Climate research laboratory in Canada

The Biotron Institute for Experimental Climate Change Research at Western University in London, Ontario is a facility constructed to simulate ecosystems and funded by the Canadian government to study how plants, microbes and insects sense and adjust to climate change. Its biome chambers allow control of temperature, humidity and sunlight so that scientists can simulate climatic zones from rainforests to Arctic tundra. This enables the study environmental science, biotech, materials and biomaterials in realistic environmental conditions while still in a controlled laboratory setting. The Biotron also trains students, including one of Western's winners of The Undergraduate Awards' Global Award.

== History ==
The lab was initially founded by Norman Hüner with a grant from the Canadian Foundation for Innovation in May 2003. Construction was completed in 2008, and like many research facilities, it struggled to establish a business model to support the technicians needed to operate its specialized equipment. The facility is now part of the department of biology.

The facility has had three directors: Norman Hüner (2003-2008, 2019-present), Jeremy McNeil (2009-2011), and Brian Branfireun (2012-2019).

== Research ==
Hüner and colleagues observed that 80% of Earth's biosphere is permanently below 5°C, including most of the oceans and the polar and alpine regions. Previously, these regions had been assumed to be low in biodiversity, when in fact they are teeming with diverse life forms. The facility now supports research ranging from biogeochemistry to the study of insects in cold temperatures.

=== Environmental Chambers ===
The Biotron's chambers augment polar research stations by enabling research on cold ecosystems in a controlled laboratory building. Biotron's chambers enable the study of biomes, such as peatlands, and insects, such as the overwintering energetics of butterflies. These chambers enable the study of climate change by simulating Arctic conditions in the laboratory.

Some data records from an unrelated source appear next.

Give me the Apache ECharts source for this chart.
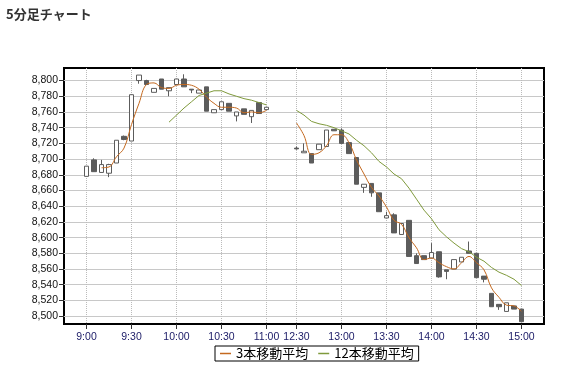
<!DOCTYPE html>
<html><head><meta charset="utf-8">
<script src="https://cdn.jsdelivr.net/npm/echarts@6/dist/echarts.min.js"></script>
<style>html,body{margin:0;padding:0;background:#fff}#c{width:563px;height:365px}</style>
</head><body><div id="c"></div>
<script>
const chartTitle = '5分足チャート';
const seriesNames = ['3本移動平均', '12本移動平均'];

// all axis slots (3 padding slots each side, 3 empty lunch slots)
const slots = ['8:45','8:50','8:55',
  '9:00','9:05','9:10','9:15','9:20','9:25','9:30','9:35','9:40','9:45','9:50','9:55',
  '10:00','10:05','10:10','10:15','10:20','10:25','10:30','10:35','10:40','10:45','10:50','10:55','11:00',
  '11:05','11:10','11:15',
  '12:30','12:35','12:40','12:45','12:50','12:55','13:00','13:05','13:10','13:15','13:20','13:25',
  '13:30','13:35','13:40','13:45','13:50','13:55','14:00','14:05','14:10','14:15','14:20','14:25',
  '14:30','14:35','14:40','14:45','14:50','14:55','15:00',
  '15:05','15:10','15:15'];
const xTickLabels = ['9:00','9:30','10:00','10:30','11:00','12:30','13:00','13:30','14:00','14:30','15:00'];
const yTickValues = [8500,8520,8540,8560,8580,8600,8620,8640,8660,8680,8700,8720,8740,8760,8780,8800];

// candle times
const times = ['9:00','9:05','9:10','9:15','9:20','9:25','9:30','9:35','9:40','9:45','9:50','9:55',
  '10:00','10:05','10:10','10:15','10:20','10:25','10:30','10:35','10:40','10:45','10:50','10:55','11:00',
  '12:30','12:35','12:40','12:45','12:50','12:55','13:00','13:05','13:10','13:15','13:20','13:25',
  '13:30','13:35','13:40','13:45','13:50','13:55','14:00','14:05','14:10','14:15','14:20','14:25',
  '14:30','14:35','14:40','14:45','14:50','14:55','15:00'];
const opens = [8678,8699,8683,8682,8695,8729,8723,8800,8800,8785,8802,8787,
  8795,8802,8789,8784,8792,8759,8763,8771,8755,8764,8754,8772,8763,
  8714,8708,8707,8712,8716,8738,8737,8721,8702,8664,8669,8657,
  8625,8629,8604,8622,8577,8577,8574,8582,8559,8560,8569,8583,
  8580,8551,8529,8515,8506,8513,8509];
const closes = [8691,8684,8693,8693,8724,8725,8782,8807,8795,8790,8789,8791,
  8802,8792,8788,8788,8761,8763,8773,8761,8760,8757,8762,8758,8766,
  8713,8710,8695,8719,8737,8736,8720,8707,8668,8668,8657,8633,
  8628,8606,8618,8576,8567,8572,8581,8550,8557,8572,8575,8580,
  8549,8547,8512,8512,8517,8509,8493];
const lows = [8678,8684,8683,8677,8695,8724,8723,8796,8795,8785,8789,8780,
  8795,8792,8784,8784,8761,8759,8763,8761,8748,8757,8746,8758,8763,
  8712,8708,8695,8712,8716,8736,8720,8707,8668,8657,8652,8633,
  8625,8606,8604,8576,8567,8572,8574,8549,8547,8560,8569,8580,
  8549,8543,8512,8508,8506,8509,8493];
const highs = [8691,8701,8699,8694,8724,8730,8782,8807,8801,8790,8802,8791,
  8802,8808,8789,8788,8792,8763,8773,8771,8760,8764,8762,8772,8766,
  8716,8720,8707,8719,8737,8738,8739,8721,8702,8668,8669,8657,
  8633,8631,8618,8622,8580,8577,8593,8582,8559,8572,8575,8595,
  8580,8551,8529,8515,8517,8513,8509];
const ma3 = [null,null,8689,8690,8703,8714,8744,8771,8795,8797,8791,8790,
  8794,8795,8794,8789,8779,8771,8766,8766,8765,8759,8760,8759,8762,
  8746,8730,8706,8708,8717,8731,8731,8721,8699,8681,8664,8653,
  8639,8622,8617,8600,8587,8572,8574,8568,8563,8560,8568,8576,
  8568,8559,8536,8524,8514,8513,8506];
const ma12 = [null,null,null,null,null,null,null,null,null,null,null,8747,
  8756,8765,8773,8781,8784,8787,8787,8783,8780,8777,8775,8772,8769,
  8762,8756,8748,8745,8743,8740,8736,8732,8724,8717,8708,8697,
  8690,8681,8675,8663,8649,8635,8624,8610,8601,8593,8586,8582,
  8575,8570,8562,8556,8552,8547,8539];

const idx = s => times.indexOf(s);
const candleData = slots.map(s => { const i = idx(s); return i < 0 ? '-' : [opens[i], closes[i], lows[i], highs[i]]; });
const ma3Data = slots.map(s => { const i = idx(s); return (i < 0 || ma3[i] == null) ? '-' : ma3[i]; });
const ma12Data = slots.map(s => { const i = idx(s); return (i < 0 || ma12[i] == null) ? '-' : ma12[i]; });
const showTick = (i, v) => xTickLabels.indexOf(slots[i]) >= 0;

const chart = echarts.init(document.getElementById('c'), null, {renderer: 'canvas'});
chart.setOption({
  animation: false,
  backgroundColor: '#fff',
  title: {text: chartTitle, left: 1, top: 3,
    textStyle: {fontSize: 13, fontWeight: 'bold', color: '#333', fontFamily: 'Noto Sans CJK JP'}},
  legend: {
    data: seriesNames, left: 215, top: 346, icon: 'rect', itemWidth: 11, itemHeight: 1.5, itemGap: 10,
    borderColor: '#000', borderWidth: 1, padding: [1, 5, 1, 5], borderRadius: 0,
    textStyle: {fontSize: 13, color: '#000', fontFamily: 'Noto Sans CJK JP', lineHeight: 13}
  },
  grid: {left: 64, top: 68, width: 480, height: 256, show: true, borderColor: '#000', borderWidth: 2, backgroundColor: '#fff'},
  xAxis: {
    type: 'category', data: slots, boundaryGap: false,
    axisLine: {show: false},
    axisTick: {show: true, interval: showTick, length: 5, lineStyle: {color: '#333'}},
    axisLabel: {interval: showTick, color: '#1a1a66', fontSize: 10.5, fontFamily: 'Liberation Sans', margin: 8},
    splitLine: {show: true, interval: showTick, lineStyle: {color: '#bbb', type: 'dotted', width: 1}}
  },
  yAxis: {
    type: 'value', min: 8490, max: 8816, scale: true,
    axisLine: {show: false},
    axisTick: {show: true, customValues: yTickValues, length: 5, lineStyle: {color: '#333'}},
    axisLabel: {customValues: yTickValues, color: '#111', fontSize: 10.5, fontFamily: 'Liberation Sans', margin: 6,
      formatter: v => v.toLocaleString('en-US')},
    splitLine: {show: true, lineStyle: {color: '#c8c8c8', width: 1}}
  },
  series: [
    {type: 'candlestick', data: candleData, barWidth: 5,
      itemStyle: {color: '#ffffff', color0: '#5c5c5c', borderColor: '#5c5c5c', borderColor0: '#5c5c5c', borderWidth: 1}},
    {name: seriesNames[0], type: 'line', data: ma3Data, smooth: 0.4, showSymbol: false, symbol: 'none',
      lineStyle: {color: '#c4691f', width: 1}, itemStyle: {color: '#c4691f'}},
    {name: seriesNames[1], type: 'line', data: ma12Data, smooth: false, showSymbol: false, symbol: 'none',
      lineStyle: {color: '#7f9a3c', width: 1}, itemStyle: {color: '#7f9a3c'}}
  ]
});
</script></body></html>
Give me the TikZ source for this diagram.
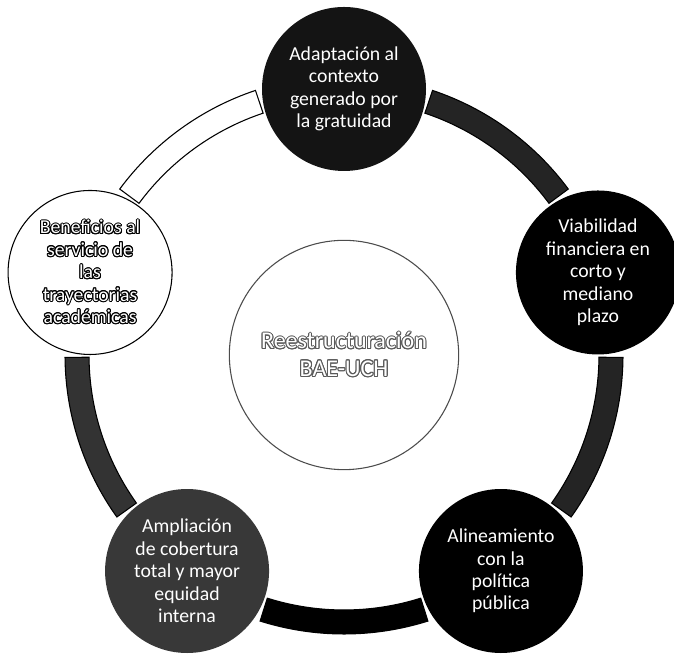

=== Analytical Services ===
Biotron's analytical laboratories measure trace metals in samples from field collections. The facility provides mass spectrometry for measuring elements and compounds in water, soil, rock and biological materials. The facility has been used to study of pollutants that impact human health, such as the neurotoxin mercury. Such studies enable biomonitoring to support the rights of indigenous peoples. Biotron's analytical services also support global carbon cycle modeling and medical clinical trials.